Resül Kara yazdı… Karbon alım satımı kılıfındaki yıkım

Bir yurt düşün.
Resül Kara yazdı… Karbon alım satımı kılıfındaki yıkım
Yayın: 18 Nisan 2025 Köşe Yazarları Google News

Bir yurt düşün. Dağları, ormanları, dereleri, kuş sesleriyle dolu vadileriyle yaşayan bir düş gibi. Ama bu düşün üstüne her gün yeni bir beton örtülüyor, her sabah bir başka ağaç sessizce toprağa kapanıyor.

Ve bu yurdu yönetenler, ormanları yok ederek doğaya kurdukları bu kıyımı, “iklim yasası” diyerek örtbas etmeye çalışıyor.

Geçtiğimiz günlerde Meclis’e sunulan ve ilk dört bölümü onaylanan İklim Yasası önerisi, yönetenlerin karbon alım-satımı düzeni kurma girişimiydi.

Ama bu kez sesimiz boşa gitmedi. Mühendis birlikleri, doğa toplulukları, yurttaşlar… Hep birlikte ses yükselttik.

VE GERİ ADIM ATTILAR.

Fakat bu bir son değil, bir uyanış çağrısıdır.

KARBON ALIM-SATIMI DOĞAYI PAZARA SÜRMEKTİR

İklim buhranını yaratan düzenin kendisi, şimdi çözümün de sahibi gibi görünmek istiyor.

Karbon alım-satımı denilen şey, aslında doğanın bileğine vurulan para zinciridir.

Ormanları yok edip yerine “karbon hakkı” satışı kurmak, doğayı pazara sürmektir.
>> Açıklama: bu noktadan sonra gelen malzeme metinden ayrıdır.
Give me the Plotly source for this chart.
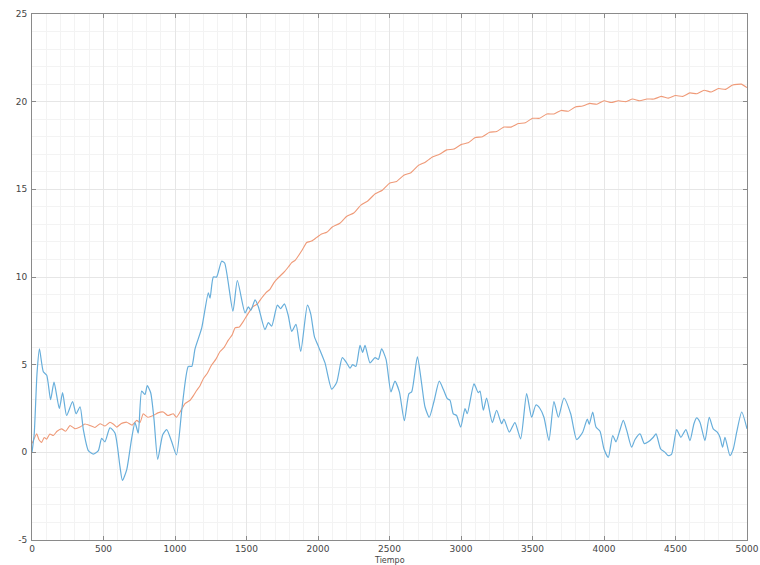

Bize “salımı azaltıyoruz” derken, bir yandan kömür yakan santralleri, madenleri, beton yolları, dere üstü santralleri büyütüyorlar.

Doğasever gibi davranıp doğanın kendisini sistemli biçimde yok ediyorlar.

Bu yasa önerisi, tam da bu ikiyüzlülüğün kâğıda dökülmüş biçimiydi.

İKLİM SÖZÜYLE SÜSLENMİŞ TALAN

Bu yurtta yalnızca doğa değil, sözcükler de yozlaştırılıyor.

“İklim”, “yeşil”, “sürdürülebilir”, “temiz enerji” gibi sözcükler artık yönetenlerin göz boyama araçlarına dönüştü.

Oysa gerçek yalındır:

BU YASA DOĞAYI DEĞİL, SERMAYEYİ KORUR.

Halkın soluk hakkını değil, şirketlerin kazancını artırır.

Bir ormanı kesip yerine karbon pazarı kuramazsınız.

Bir vadinin ruhunu borsaya süremezsiniz.

Bir ağacın gölgesini, bir çocuğun soluğunu, bir derenin türküsünü paraya çeviremezsiniz.

GERİ ADIM ATTILAR, DURMADIK!

Yasa önerisi, gelen tepkiyle geri çekildi.

Bu, ortak sesimizin karşılıksız kalmadığını gösterdi.

Ama unutulmamalı: bu yalnızca bir durak. Geri gelecekler.

Yine gelecekler, yine kelimeleri parlatacaklar, yine aynı paketin başka görünüşünü sunacaklar.

Bu yüzden şimdi daha da gür söylemenin vaktidir:

“DOĞA ALINIP SATILAMAZ. KARBON ALIM-SATIMI, İKLİM ADALETİ DEĞİLDİR.”

Bir yasa gerekiyorsa, doğayı değil, onu yok edenleri sınırlandırmalıdır.

BU YURT BİZİMDİR

Bu yurt ne bir yatırım tarlası, ne bir karbon pazarıdır.

Bu yurt, binlerce yıldır yaşamın, direncin ve bereketin toprağıdır.

Ve bu toprağı biz savunacağız.

Bir ağacın gölgesi gibi serin, bir derenin akışı gibi kararlı, bir çocuğun gülüşü gibi haklı olarak.

Birlikte ses olduk, geri adım attılar.

Şimdi daha da çoğalma, büyüme vakti.

Doğa için, gelecek için, el birliğiyle.